Catholic adoption agencies in Colorado are under threat as a result of a new version of a civil unions bill that no longer protects agencies that believe children should ideally be placed with a mother and a father.
The original version of the bill said it “shall not be interpreted to require a child placement agency to place a child for adoption” with a couple in a civil union.
However that language is absent from the 2013 bill, the Catholic News Agency (CNA) reports. In countries such as Britain, Catholic adoption agencies have already been forced to close because of their belief in a child’s right to a mother and father, where possible.
Jennifer Kraska, executive director of the Colorado Catholic Conference said the change means the legislation has the potential for “serious conflict with religious liberty” regarding religious institutions involved in charitable services as well as adoption and foster care.
Mark Rohlena, President and CEO of Catholic Charities of Central Colorado, said if the bill passes it could threaten the religious liberty of agencies like his that decline to place children with same-sex couples or unmarried opposite-sex couples.
“We feel it would be a very sad commentary if Colorado forced religious institutions or those who believe in a different framework to do something against their conscience,” he told CNA.
If Colorado law forces the Colorado Springs-based agency to violate Catholic teaching, he said, “we probably would cease the operation of our adoption programs”.
“That risk is always there,” he said. “I think that we would try to explore every avenue available to us to provide this vital service to the community.”
He said a shutdown is “very well what could happen” given precedents in other states.
When Illinois passed a civil unions bill in 2010, its backers promised that religious freedom would not be affected.
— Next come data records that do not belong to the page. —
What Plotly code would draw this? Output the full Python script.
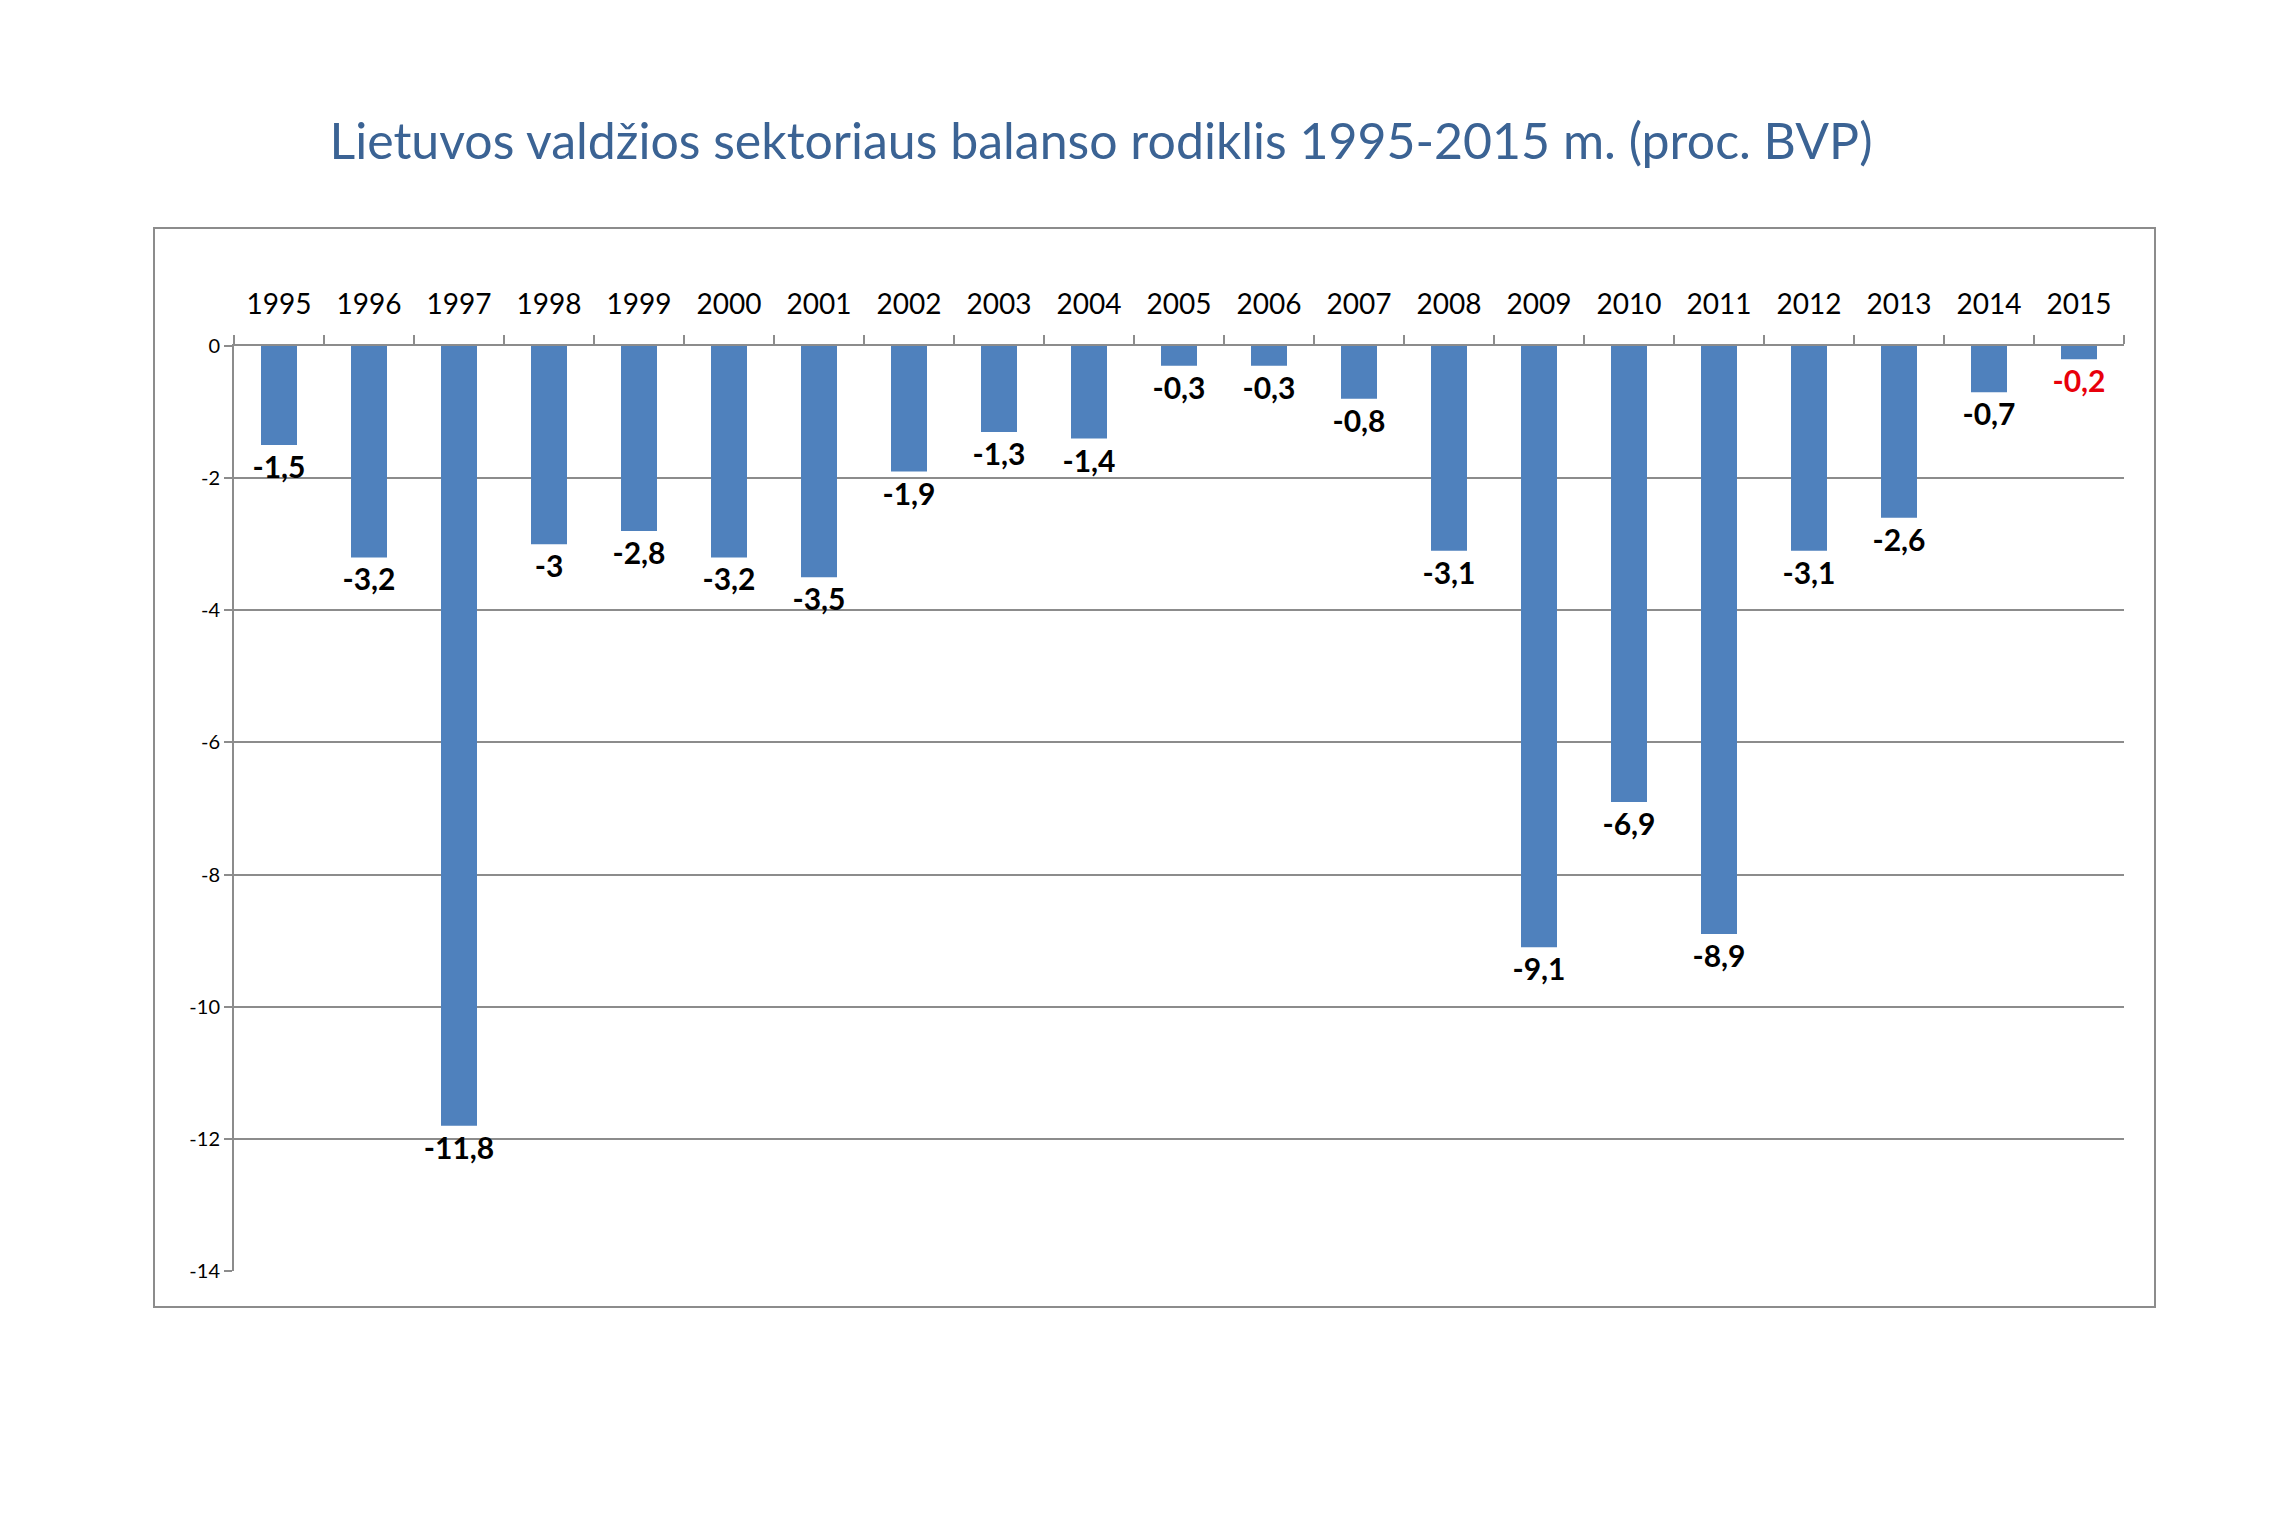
import plotly.graph_objects as go

years = [str(y) for y in range(1995, 2016)]
values = [-1.5, -3.2, -11.8, -3, -2.8, -3.2, -3.5, -1.9, -1.3, -1.4, -0.3, -0.3,
          -0.8, -3.1, -9.1, -6.9, -8.9, -3.1, -2.6, -0.7, -0.2]
labels = [f"{v:g}".replace(".", ",") for v in values]
label_colors = ["#000000"] * (len(values) - 1) + ["#E8000B"]
title = "Lietuvos valdžios sektoriaus balanso rodiklis 1995-2015 m. (proc. BVP)"
yticks = [0, -2, -4, -6, -8, -10, -12, -14]

W, H = 2280, 1520
L, R, T, B = 234, 2124, 346, 1271

fig = go.Figure(go.Bar(
    x=years, y=values, width=0.4,
    marker=dict(color="#4F81BD", line=dict(width=0)),
    text=labels, textposition="outside", constraintext="none",
    textfont=dict(family="Lato", size=30, color=label_colors, weight="bold"),
    cliponaxis=False,
))

def px2paper_x(p):
    return (p - L) / (R - L)

def px2paper_y(p):
    return (B - p) / (B - T)

fig.update_layout(
    width=W, height=H,
    margin=dict(l=L, r=W - R, t=T, b=H - B, pad=0),
    paper_bgcolor="white", plot_bgcolor="white",
    showlegend=False,
    bargap=0.6,
    uniformtext=dict(mode=False),
    title=dict(text=title, x=1101 / W, xanchor="center", y=1 - 141 / H, yanchor="middle",
               font=dict(family="Lato", size=50, color="#3B6394")),
    xaxis=dict(side="top", type="category", showgrid=False,
               showline=True, linecolor="#8C8C8C", linewidth=2,
               ticks="outside", tickson="boundaries", ticklen=9, tickcolor="#8C8C8C", tickwidth=2,
               ticklabelstandoff=19,
               tickfont=dict(family="Lato", size=28, color="#000000")),
    yaxis=dict(range=[-14, 0], tickvals=yticks, ticktext=[str(v) for v in yticks],
               showgrid=True, gridcolor="#8C8C8C", gridwidth=2, zeroline=False,
               showline=True, linecolor="#8C8C8C", linewidth=2,
               ticks="outside", ticklen=8, tickcolor="#8C8C8C", tickwidth=2,
               tickfont=dict(family="Lato", size=20, color="#000000")),
    shapes=[dict(type="rect", xref="paper", yref="paper",
                 x0=px2paper_x(154), x1=px2paper_x(2155),
                 y0=px2paper_y(1307), y1=px2paper_y(228),
                 line=dict(color="#8C8C8C", width=2), fillcolor="rgba(0,0,0,0)", layer="below")],
)

fig.write_html("out.html")
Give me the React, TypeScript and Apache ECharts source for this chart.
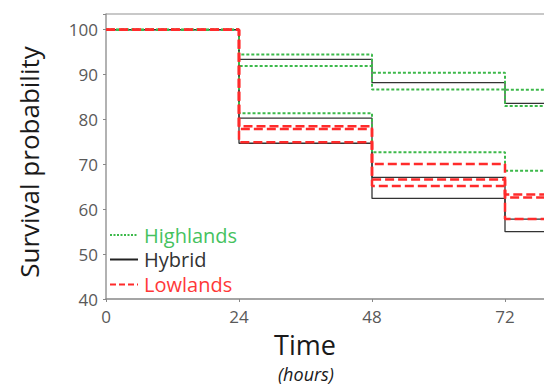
import React, { useEffect, useRef } from "react";
import * as echarts from "echarts";

// Time points (hours) of the Kaplan–Meier steps
const times = [0, 24, 48, 72, 96];
const xTicks = [0, 24, 48, 72, 96];
const xTickLabels = ["0", "24", "48", "72", ""];
const yTicks = [40, 50, 60, 70, 80, 90, 100];

// Highlands curves (green dotted)
const highlandsA = [100, 94.5, 90.4, 86.6, 86.6];
const highlandsB = [100, 91.9, 86.7, 83.0, 83.0];
const highlandsC = [100, 81.4, 72.7, 68.6, 68.6];
// Hybrid curves (black solid)
const hybridA = [100, 93.4, 88.2, 83.6, 83.6];
const hybridB = [100, 80.3, 67.1, 57.8, 57.8];
const hybridC = [100, 74.7, 62.4, 55.0, 55.0];
// Lowlands curves (red dashed)
const lowlandsA = [100, 78.5, 70.1, 63.3, 63.3];
const lowlandsB = [100, 77.9, 66.6, 62.6, 62.6];
const lowlandsC = [100, 74.9, 65.2, 57.8, 57.8];

const legendNames = ["Highlands", "Hybrid", "Lowlands"];

const GREEN = "#3cb94a";
const GREEN_TEXT = "#45c25e";
const BLACK = "#333333";
const RED = "#ff2b2b";
const RED_TEXT = "#ff3838";
const FONT = '"Open Sans", sans-serif';

export default function App() {
  const ref = useRef<HTMLDivElement>(null);

  useEffect(() => {
    if (!ref.current) return;
    const chart = echarts.init(ref.current, undefined, { renderer: "svg" });

    const mk = (name: string, vals: number[], style: any, z: number) => ({
      type: "line",
      name,
      data: times.map((t, i) => [t, vals[i]]),
      step: "end",
      symbol: "none",
      silent: true,
      z,
      lineStyle: style,
    });

    const greenStyle = { color: GREEN, width: 2, type: [3, 2] };
    const blackStyle = { color: BLACK, width: 1.3, type: "solid" };
    const redStyle = { color: RED, width: 2.5, type: [9, 4] };

    const series = [
      mk("Hybrid", hybridA, blackStyle, 2),
      mk("Hybrid", hybridB, blackStyle, 2),
      mk("Hybrid", hybridC, blackStyle, 2),
      mk("Highlands", highlandsA, greenStyle, 3),
      mk("Highlands", highlandsB, greenStyle, 3),
      mk("Highlands", highlandsC, greenStyle, 3),
      mk("Lowlands", lowlandsA, redStyle, 4),
      mk("Lowlands", lowlandsB, redStyle, 4),
      mk("Lowlands", lowlandsC, redStyle, 4),
    ];

    const legendY = [235, 259.5, 284.5];
    const legendStyles = [
      { stroke: GREEN, lineWidth: 2, lineDash: [2, 1.5] },
      { stroke: "#222", lineWidth: 2 },
      { stroke: RED, lineWidth: 2, lineDash: [6, 3] },
    ];
    const legendColors = [GREEN_TEXT, "#333333", RED_TEXT];

    const graphic: any[] = [
      {
        type: "line",
        shape: { x1: 106, y1: 14, x2: 544, y2: 14 },
        style: { stroke: "#c8c8c8", lineWidth: 2 },
        silent: true,
      },
      {
        type: "text",
        x: 29,
        y: 162,
        rotation: Math.PI / 2,
        style: {
          text: "Survival probability",
          align: "center",
          verticalAlign: "middle",
          fontSize: 26,
          fontFamily: FONT,
          fill: "#1a1a1a",
        },
      },
      {
        type: "text",
        x: 305,
        y: 344,
        style: {
          text: "Time",
          align: "center",
          verticalAlign: "middle",
          fontSize: 27,
          fontFamily: FONT,
          fill: "#1a1a1a",
        },
      },
      {
        type: "text",
        x: 306,
        y: 374,
        style: {
          text: "(hours)",
          align: "center",
          verticalAlign: "middle",
          fontSize: 18,
          fontStyle: "italic",
          fontFamily: FONT,
          fill: "#1a1a1a",
        },
      },
    ];
    legendNames.forEach((n, i) => {
      graphic.push({
        type: "line",
        shape: { x1: 110, y1: legendY[i], x2: 138, y2: legendY[i] },
        style: legendStyles[i],
        silent: true,
      });
      graphic.push({
        type: "text",
        x: 144,
        y: legendY[i],
        style: {
          text: n,
          verticalAlign: "middle",
          fontSize: 20,
          fontFamily: FONT,
          fill: legendColors[i],
        },
      });
    });

    chart.setOption({
      animation: false,
      grid: {
        left: 106,
        top: 14,
        width: 532,
        height: 285,
        outerBoundsMode: "none",
        containLabel: false,
      },
      xAxis: {
        type: "value",
        min: xTicks[0],
        max: xTicks[xTicks.length - 1],
        interval: 24,
        axisLine: { lineStyle: { color: "#888", width: 1.5 } },
        axisTick: { length: 3, lineStyle: { color: "#888" } },
        splitLine: { show: false },
        axisLabel: {
          margin: 9,
          fontSize: 17,
          fontFamily: FONT,
          color: "#595959",
          formatter: (v: number) => {
            const i = xTicks.indexOf(v);
            return i >= 0 ? xTickLabels[i] : "";
          },
        },
      },
      yAxis: {
        type: "value",
        min: yTicks[0],
        max: 103.5,
        interval: 10,
        axisLine: { show: true, lineStyle: { color: "#999", width: 1.5 } },
        axisTick: { show: true, length: 3, lineStyle: { color: "#888" } },
        splitLine: { show: false },
        axisLabel: {
          margin: 8,
          fontSize: 17,
          fontFamily: FONT,
          color: "#595959",
          formatter: (v: number) => (yTicks.includes(v) ? String(v) : ""),
        },
      },
      series,
      graphic,
    });

    return () => chart.dispose();
  }, []);

  return (
    <div
      ref={ref}
      style={{ position: "absolute", left: 0, top: 0, width: 544, height: 387 }}
    />
  );
}
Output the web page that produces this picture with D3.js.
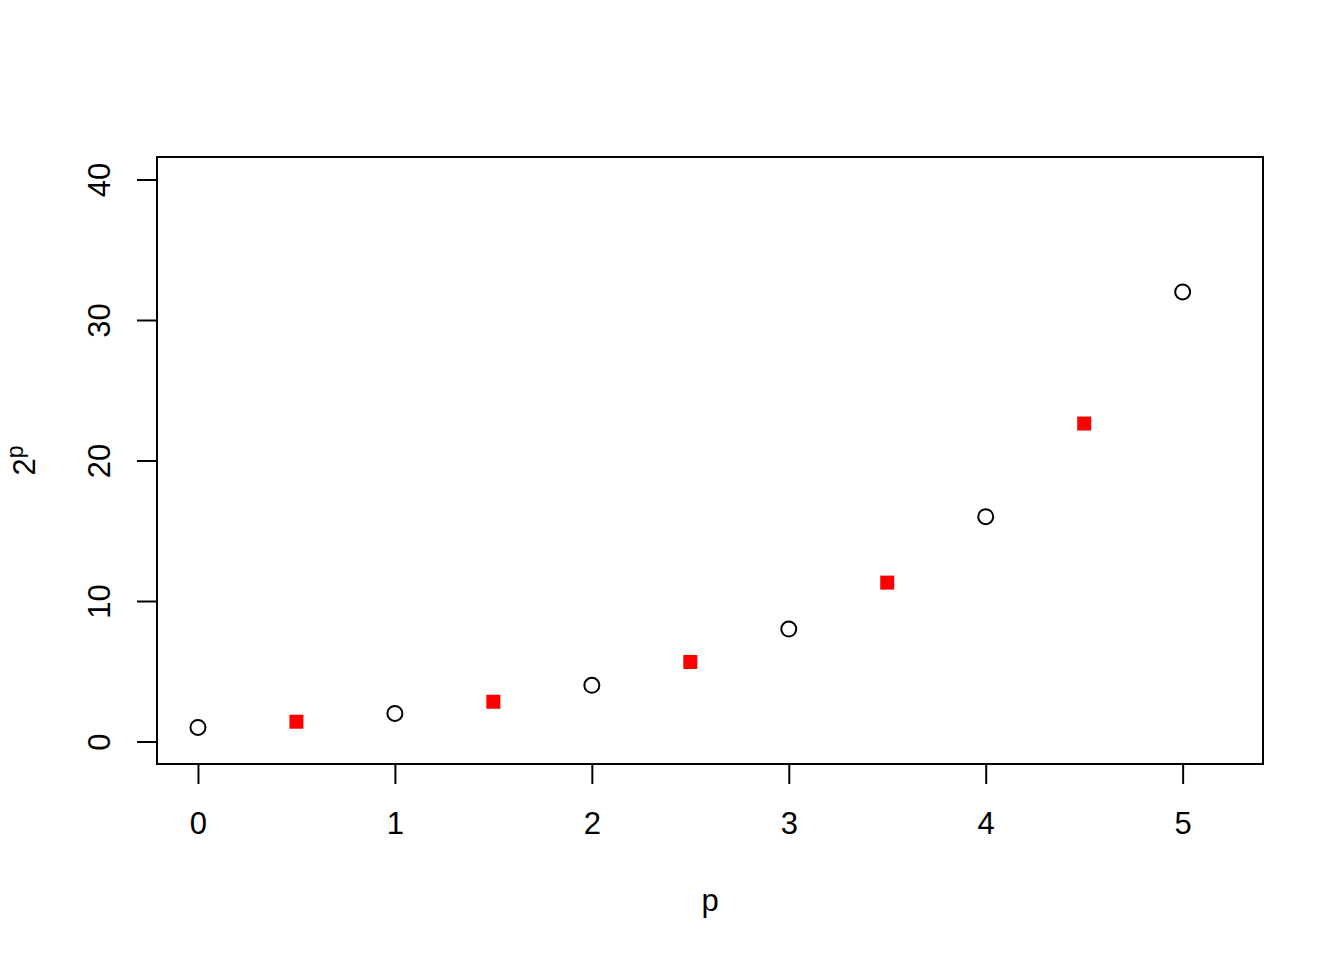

However, the next year state officials used the law to end Catholic Charities agencies’ $30 million in state contracts for its work in caring for about 2,000 foster children each year. The state ruled that the agencies were discriminatory against unmarried couples and homosexual couples.
In 2010, a “gay marriage” law in the District of Columbia forced Catholic Charities of the Archdiocese of Washington to end its foster care and public adoption program because the law required it to serve homosexual couples.
Massachusetts’ anti-discrimination law forced Catholic Charities of Boston to end its adoption program, one of the oldest in the country.